— START OF Extracted entries —
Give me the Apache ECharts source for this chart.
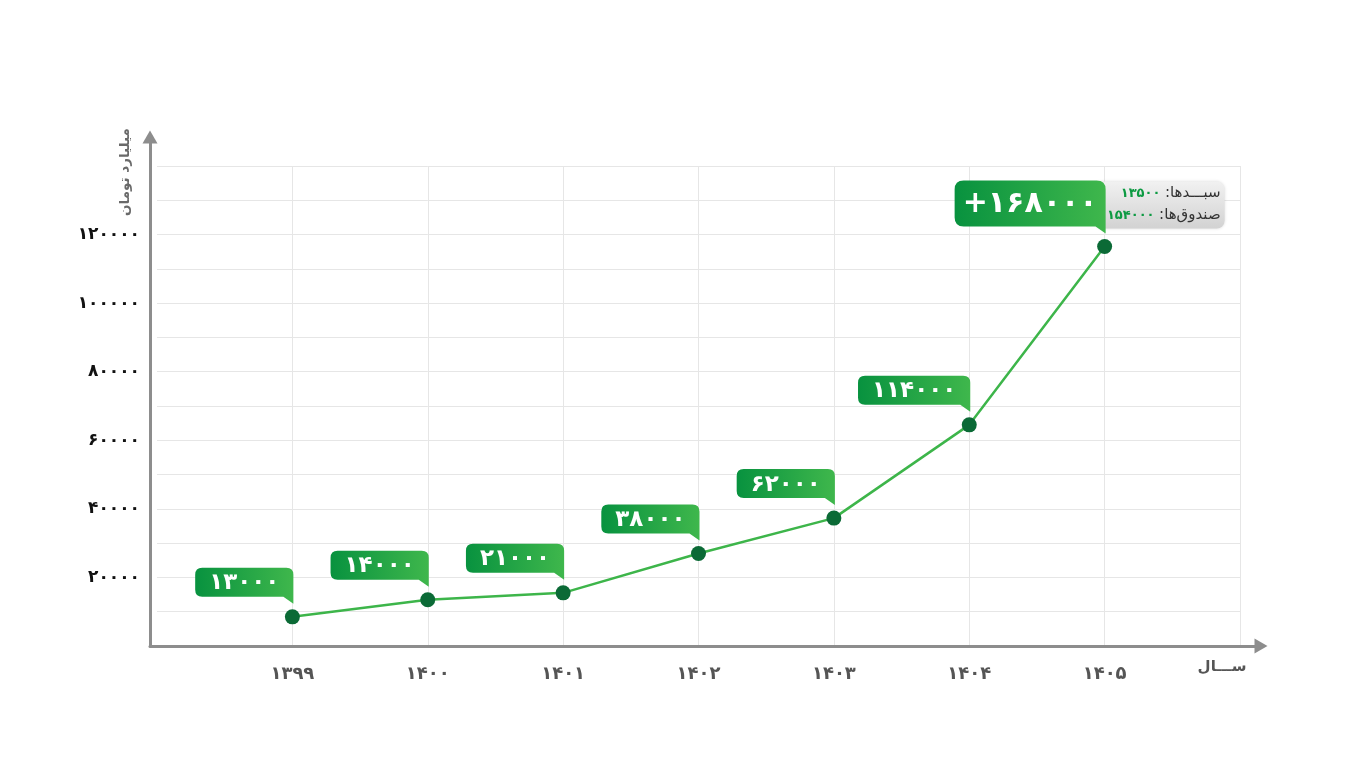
<!DOCTYPE html>
<html>
<head>
<meta charset="utf-8">
<script src="https://cdn.jsdelivr.net/npm/echarts@6/dist/echarts.min.js"></script>
<style>
html,body{margin:0;padding:0;background:#fff;}
#chart{width:1365px;height:768px;}
</style>
</head>
<body>
<div id="chart"></div>
<script>
// ---------- data ----------
const categories = ['', '۱۳۹۹', '۱۴۰۰', '۱۴۰۱', '۱۴۰۲', '۱۴۰۳', '۱۴۰۴', '۱۴۰۵', ''];
const plottedValues = [8500, 13500, 15500, 27000, 37300, 64500, 116500];
const calloutLabels = ['۱۳۰۰۰', '۱۴۰۰۰', '۲۱۰۰۰', '۳۸۰۰۰', '۶۲۰۰۰', '۱۱۴۰۰۰', '+۱۶۸۰۰۰'];
const yTickValues = [20000, 40000, 60000, 80000, 100000, 120000];
const yTickLabels = ['۲۰۰۰۰', '۴۰۰۰۰', '۶۰۰۰۰', '۸۰۰۰۰', '۱۰۰۰۰۰', '۱۲۰۰۰۰'];
const detailNames = ['سبـــدها', 'صندوق\u200cها'];
const detailValues = ['۱۳۵۰۰', '۱۵۴۰۰۰'];
const yAxisName = 'میلیارد تومان';
const xAxisName = 'ســـال';

const FONT = '"DejaVu Sans", sans-serif';
const seriesData = plottedValues.map((v, i) => [i + 1, v]);

const measureCtx = document.createElement('canvas').getContext('2d');
function textWidth(t, font) { measureCtx.font = font; return measureCtx.measureText(t).width; }

function calloutPath(x0, y0, x1, y1, r, tw, th) {
  return 'M' + (x0 + r) + ' ' + y0 + ' L' + (x1 - r) + ' ' + y0 +
    ' Q' + x1 + ' ' + y0 + ' ' + x1 + ' ' + (y0 + r) +
    ' L' + x1 + ' ' + (y1 + th) + ' L' + (x1 - tw) + ' ' + y1 +
    ' L' + (x0 + r) + ' ' + y1 + ' Q' + x0 + ' ' + y1 + ' ' + x0 + ' ' + (y1 - r) +
    ' L' + x0 + ' ' + (y0 + r) + ' Q' + x0 + ' ' + y0 + ' ' + (x0 + r) + ' ' + y0 + ' Z';
}

function renderCallout(params, api) {
  const i = params.dataIndex;
  const p = api.coord([api.value(0), api.value(1)]);
  const big = i === calloutLabels.length - 1;
  const h = big ? 46 : 29;
  const font = big ? 'bold 30px ' + FONT : 'bold 23px ' + FONT;
  const tw = textWidth(calloutLabels[i], font);
  const w = big ? Math.max(147, tw + 16) : Math.max(95, tw + 28);
  const x1 = p[0] + 1, y1 = p[1] - 20, x0 = x1 - w, y0 = y1 - h;
  const children = [];
  if (big) {
    children.push({
      type: 'rect',
      shape: { x: p[0] - 10, y: y0 + 1, width: 130, height: h + 1, r: 8 },
      style: {
        fill: new echarts.graphic.LinearGradient(0, 0, 0, 1, [
          { offset: 0, color: '#f1f1f1' }, { offset: 1, color: '#d2d2d2' }
        ]),
        shadowBlur: 3, shadowColor: 'rgba(0,0,0,0.15)'
      }
    });
    for (let k = 0; k < 2; k++) {
      children.push({
        type: 'text',
        style: {
          text: '{n|' + detailValues[k] + ' }{t|:' + detailNames[k] + '}',
          x: p[0] + 116, y: y0 + 13 + k * 22,
          align: 'right', verticalAlign: 'middle',
          rich: {
            n: { fontFamily: FONT, fontWeight: 'bold', fontSize: 13, fill: '#0c9a42', color: '#0c9a42' },
            t: { fontFamily: FONT, fontSize: 15, fill: '#333', color: '#333' }
          }
        }
      });
    }
  }
  children.push({
    type: 'path',
    shape: { pathData: calloutPath(x0, y0, x1, y1, big ? 9 : 7, 10, 7) },
    style: {
      fill: new echarts.graphic.LinearGradient(0, 0, 1, 0, [
        { offset: 0, color: '#08923f' }, { offset: 1, color: '#3fb74c' }
      ])
    }
  });
  children.push({
    type: 'text',
    style: {
      text: calloutLabels[i], x: (x0 + x1) / 2, y: (y0 + y1) / 2 + 1,
      align: 'center', verticalAlign: 'middle',
      font: font, fill: '#ffffff'
    }
  });
  return { type: 'group', children: children };
}

const chart = echarts.init(document.getElementById('chart'), null, { renderer: 'canvas' });
chart.setOption({
  backgroundColor: '#ffffff',
  animation: false,
  grid: [
    { left: 157, right: 125, top: 166, bottom: 122 },
    { left: 150, right: 104, top: 137, bottom: 122 }
  ],
  xAxis: [
    {
      gridIndex: 0, type: 'category', data: categories, boundaryGap: false,
      axisLine: { show: false }, axisTick: { show: false },
      axisLabel: { margin: 19, color: '#555', fontFamily: FONT, fontWeight: 'bold', fontSize: 18, interval: 0 },
      splitLine: { show: true, interval: (idx) => idx > 0, lineStyle: { color: '#e6e6e6', width: 1 } }
    },
    {
      gridIndex: 1, type: 'value', min: 0, max: 1,
      axisLine: { show: true, onZero: false, symbol: ['none', 'triangle'], symbolSize: [15, 13], lineStyle: { color: '#8d8d8d', width: 3 } },
      axisTick: { show: false }, axisLabel: { show: false }, splitLine: { show: false }
    }
  ],
  yAxis: [
    {
      gridIndex: 0, type: 'value', min: 0, max: 140000, interval: 10000,
      axisLine: { show: false }, axisTick: { show: false },
      axisLabel: {
        margin: 17, color: '#111', fontFamily: FONT, fontWeight: 'bold', fontSize: 17,
        formatter: (v) => { const k = yTickValues.indexOf(v); return k >= 0 ? yTickLabels[k] : ''; }
      },
      splitLine: { show: true, lineStyle: { color: '#e6e6e6', width: 1 } }
    },
    {
      gridIndex: 1, type: 'value', min: 0, max: 1,
      axisLine: { show: true, onZero: false, symbol: ['none', 'triangle'], symbolSize: [15, 13], lineStyle: { color: '#8d8d8d', width: 3 } },
      axisTick: { show: false }, axisLabel: { show: false }, splitLine: { show: false }
    }
  ],
  graphic: [
    {
      type: 'text', x: 125, y: 172, rotation: Math.PI / 2,
      style: { text: yAxisName, align: 'center', verticalAlign: 'middle', font: 'bold 13.5px ' + FONT, fill: '#6a6a6a' }
    },
    {
      type: 'text', x: 1222, y: 667,
      style: { text: xAxisName, align: 'center', verticalAlign: 'middle', font: 'bold 15px ' + FONT, fill: '#555' }
    }
  ],
  series: [
    {
      type: 'line', xAxisIndex: 0, yAxisIndex: 0, data: seriesData, z: 3,
      symbol: 'circle', symbolSize: 15,
      lineStyle: { color: '#3db54a', width: 2.5 },
      itemStyle: { color: '#0b6a36' }
    },
    {
      type: 'custom', xAxisIndex: 0, yAxisIndex: 0, data: seriesData, z: 4,
      renderItem: renderCallout
    }
  ]
});
</script>
</body>
</html>
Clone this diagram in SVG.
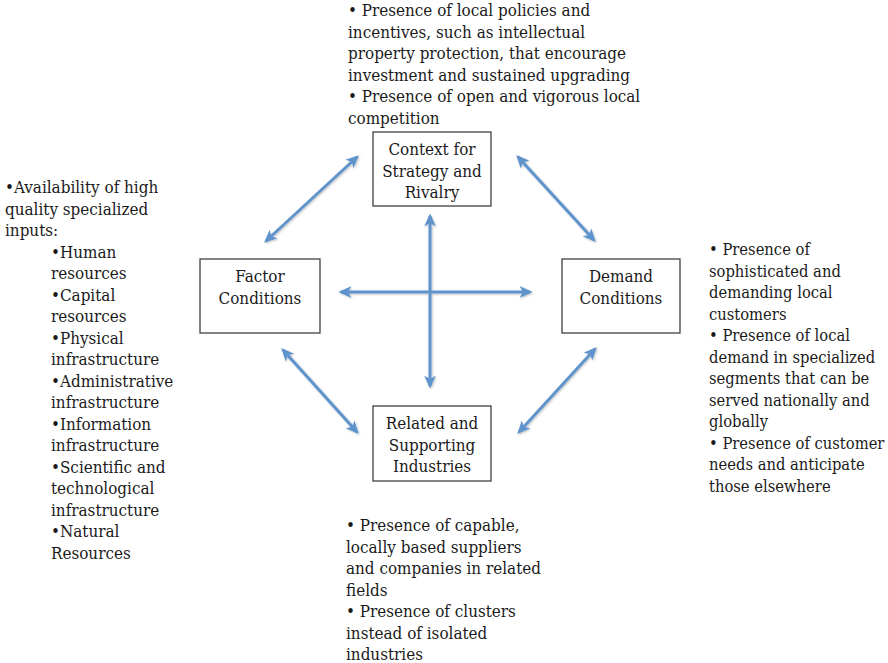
<svg xmlns="http://www.w3.org/2000/svg" width="888" height="663" viewBox="0 0 888 663">
  <defs>
    <style>
      .box { fill: #ffffff; stroke: #3f3f3f; stroke-width: 1.3; }
      .lbl { font-family: "DejaVu Serif Condensed", "DejaVu Serif", serif; font-stretch: condensed; font-size: 16.9px; fill: #1a1a1a; text-anchor: middle; }
      .note { font-family: "DejaVu Serif Condensed", "DejaVu Serif", serif; font-stretch: condensed; font-size: 16.9px; fill: #1a1a1a; }
      .note.tight { font-size: 16.4px; }
      .link { stroke: #5f93cb; stroke-width: 3; fill: none; marker-start: url(#head); marker-end: url(#head); }
    </style>
    <marker id="head" viewBox="0 0 10 10" refX="8" refY="5" markerWidth="4.3" markerHeight="4.3" orient="auto-start-reverse" markerUnits="strokeWidth">
      <path d="M0,0.5 L10,5 L0,9.5 L2.5,5 Z" fill="#5f93cb"/>
    </marker>
    <filter id="soft" x="-20%" y="-20%" width="140%" height="140%">
      <feGaussianBlur in="SourceAlpha" stdDeviation="1.2"/>
      <feOffset dx="0.8" dy="1.2" result="b"/>
      <feComponentTransfer><feFuncA type="linear" slope="0.25"/></feComponentTransfer>
      <feMerge><feMergeNode/><feMergeNode in="SourceGraphic"/></feMerge>
    </filter>
  </defs>

  <rect width="888" height="663" fill="#ffffff"/>

  <!-- connectors -->
  <g id="connectors" filter="url(#soft)">
    <line class="link" x1="266" y1="241" x2="357" y2="157"/>
    <line class="link" x1="518" y1="157" x2="594" y2="240"/>
    <line class="link" x1="283" y1="350" x2="357" y2="432"/>
    <line class="link" x1="519" y1="432" x2="595" y2="349"/>
    <line class="link" x1="341" y1="292" x2="530" y2="292"/>
    <line class="link" x1="430" y1="216" x2="430" y2="386"/>
  </g>

  <!-- nodes -->
  <g id="strategy">
    <rect class="box" x="373" y="132" width="118" height="74"/>
    <text class="lbl"><tspan x="432" y="155">Context for</tspan><tspan x="432" y="177">Strategy and</tspan><tspan x="432" y="198">Rivalry</tspan></text>
  </g>
  <g id="factor">
    <rect class="box" x="200" y="259" width="120" height="74"/>
    <text class="lbl"><tspan x="260" y="282">Factor</tspan><tspan x="260" y="304">Conditions</tspan></text>
  </g>
  <g id="demand">
    <rect class="box" x="562" y="259" width="118" height="74"/>
    <text class="lbl"><tspan x="621" y="282">Demand</tspan><tspan x="621" y="304">Conditions</tspan></text>
  </g>
  <g id="related">
    <rect class="box" x="373" y="406" width="118" height="75"/>
    <text class="lbl"><tspan x="432" y="429">Related and</tspan><tspan x="432" y="451">Supporting</tspan><tspan x="432" y="472">Industries</tspan></text>
  </g>

  <!-- notes -->
  <g id="note-strategy">
    <text class="note">
      <tspan x="348" y="16">• Presence of local policies and</tspan>
      <tspan x="348" y="37.5">incentives, such as intellectual</tspan>
      <tspan x="348" y="59">property protection, that encourage</tspan>
      <tspan x="348" y="80.5">investment and sustained upgrading</tspan>
      <tspan x="348" y="102">• Presence of open and vigorous local</tspan>
      <tspan x="348" y="123.5">competition</tspan>
    </text>
  </g>
  <g id="note-factor">
    <text class="note">
      <tspan x="5" y="193">•Availability of high</tspan>
      <tspan x="5" y="214.5">quality specialized</tspan>
      <tspan x="5" y="236">inputs:</tspan>
      <tspan x="51" y="257.5">•Human</tspan>
      <tspan x="51" y="279">resources</tspan>
      <tspan x="51" y="300.5">•Capital</tspan>
      <tspan x="51" y="322">resources</tspan>
      <tspan x="51" y="343.5">•Physical</tspan>
      <tspan x="51" y="365">infrastructure</tspan>
      <tspan x="51" y="386.5">•Administrative</tspan>
      <tspan x="51" y="408">infrastructure</tspan>
      <tspan x="51" y="429.5">•Information</tspan>
      <tspan x="51" y="451">infrastructure</tspan>
      <tspan x="51" y="472.5">•Scientific and</tspan>
      <tspan x="51" y="494">technological</tspan>
      <tspan x="51" y="515.5">infrastructure</tspan>
      <tspan x="51" y="537">•Natural</tspan>
      <tspan x="51" y="558.5">Resources</tspan>
    </text>
  </g>
  <g id="note-demand">
    <text class="note tight">
      <tspan x="709" y="255">• Presence of</tspan>
      <tspan x="709" y="276.5">sophisticated and</tspan>
      <tspan x="709" y="298">demanding local</tspan>
      <tspan x="709" y="319.5">customers</tspan>
      <tspan x="709" y="341">• Presence of local</tspan>
      <tspan x="709" y="362.5">demand in specialized</tspan>
      <tspan x="709" y="384">segments that can be</tspan>
      <tspan x="709" y="405.5">served nationally and</tspan>
      <tspan x="709" y="427">globally</tspan>
      <tspan x="709" y="448.5">• Presence of customer</tspan>
      <tspan x="709" y="470">needs and anticipate</tspan>
      <tspan x="709" y="491.5">those elsewhere</tspan>
    </text>
  </g>
  <g id="note-related">
    <text class="note">
      <tspan x="346" y="531">• Presence of capable,</tspan>
      <tspan x="346" y="552.5">locally based suppliers</tspan>
      <tspan x="346" y="574">and companies in related</tspan>
      <tspan x="346" y="595.5">fields</tspan>
      <tspan x="346" y="617">• Presence of clusters</tspan>
      <tspan x="346" y="638.5">instead of isolated</tspan>
      <tspan x="346" y="660">industries</tspan>
    </text>
  </g>
</svg>
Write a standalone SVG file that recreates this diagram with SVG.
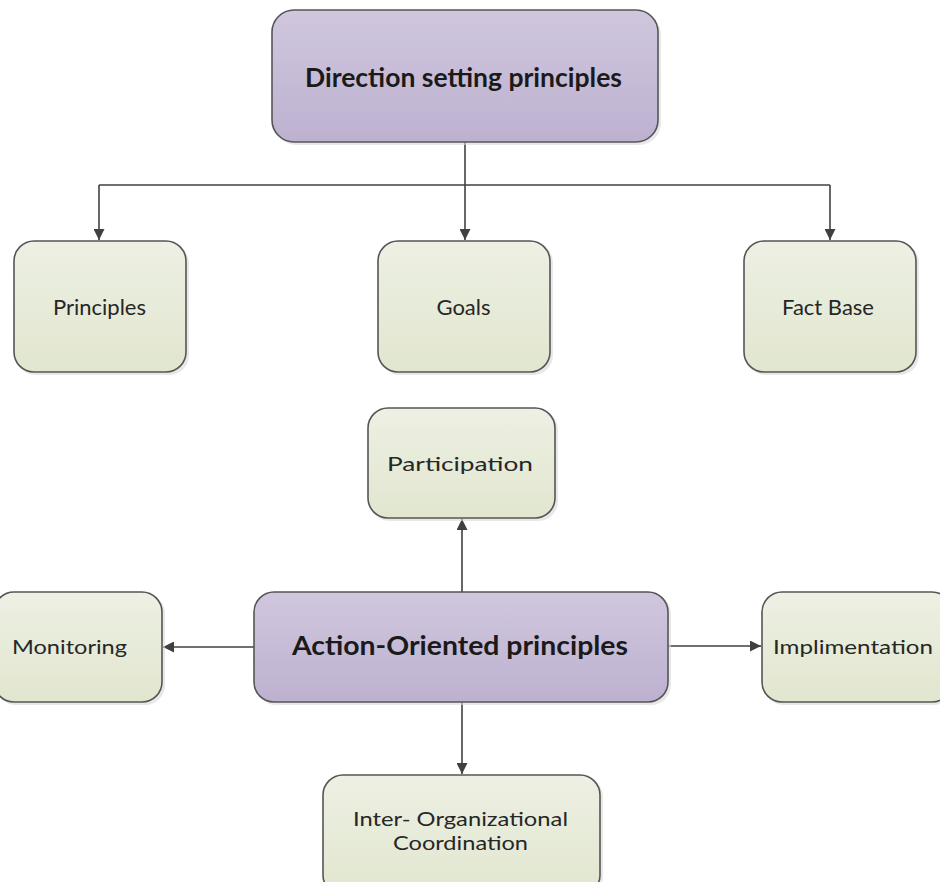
— END OF Extracted entries —
Task —
Copy out each line in the listing that has the word "this".

Solved exercise —
Give me the Apache ECharts source for this chart.
Clone this diagram in SVG.
Write a standalone SVG file that recreates this diagram with SVG.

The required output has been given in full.